Any serious attempt to combat our economic cancer must understand its root causes. Human cancer is caused by mutations in our genes – the manual for our human bodies that is stored in every one of our cells. Similarly, our economic cancer is caused by how our economic manual – the values that underpin our economic and management practices – have evolved.

Labs are conducting thousands of experiments as they race towards a vaccine for the coronavirus. Similarly, in every part of our economy people are trying out doing business according to different values

At this very moment, labs all around the world are conducting thousands of experiments as they race towards a vaccine for the coronavirus. Similarly, in every part of our economy people are experimenting, trying out doing business according to different values, conducting gene therapy in which they replace harmful values with healthy ones.

In Germany, Purpose is trialling new models of ownership; In the UK, Operation Upgrade is tackling company  law to weaken the power of shareholders; complementary currencies such as the Swiss WIR have operated in parallel to mainstream finance for decades; Common Future is creating more regional and community based economies in the US; B Corps are testing lots of ways of using business as a force for good; and even multi-national corporations are committing to a net positive impact on our climate, Microsoft and Interface being just two examples.

Mitigate

Mitigation is arguably where most effort has been going for a very long time.
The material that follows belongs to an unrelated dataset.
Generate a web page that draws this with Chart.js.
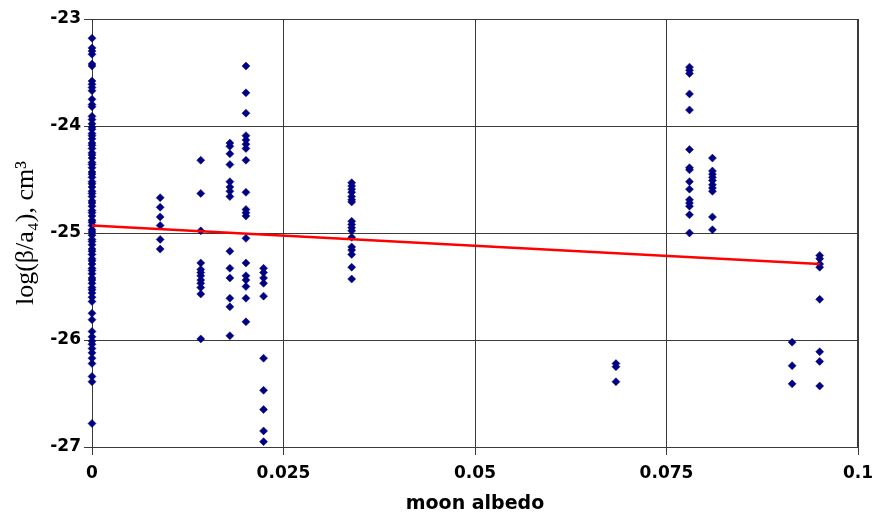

The raison-d’etre of many charities and public services has, for centuries, been to mitigate the worst excesses of our current system. Looking after those who have “fallen through the cracks” of our welfare system, cleaning up environmental pollution or protecting endangered species are all mitigation activities.

In recent times the Deep Adaptation movement is providing more sobering advice on the consequence of climate change that is already inevitable.

Mitigation is necessary and often the only compassionate and practical course of action. But we mustn’t let fighting the symptoms distract us from tackling the root cause of the disease. Unlike the coronavirus vaccine, the values and behaviours we need for a healthy economy are already among us today; but we need to spread them quickly. Values – even collective ones – reside in people. This is why, at On Purpose, we work with people who want to learn how to apply healthy values in the real life of their everyday work.

We mustn’t let fighting the symptoms distract us from tackling the root cause of the disease

We are learning a tough lesson in how quickly a virus like corona can spread around the world. Viruses, as it happens, are also the vehicle by which gene therapists smuggle healthy genes into cancerous cells – one of the newest approaches to tackle the root causes of cancer. This gives me hope that fundamental change can happen more quickly than we think. We are already seeing the rapid spread of healthy viruses – from school climate strikes and veganism to the anti-plastic movement. I believe these are the trailblazers for many more gene therapies to come.

Tom Rippin is the founder and CEO of On Purpose.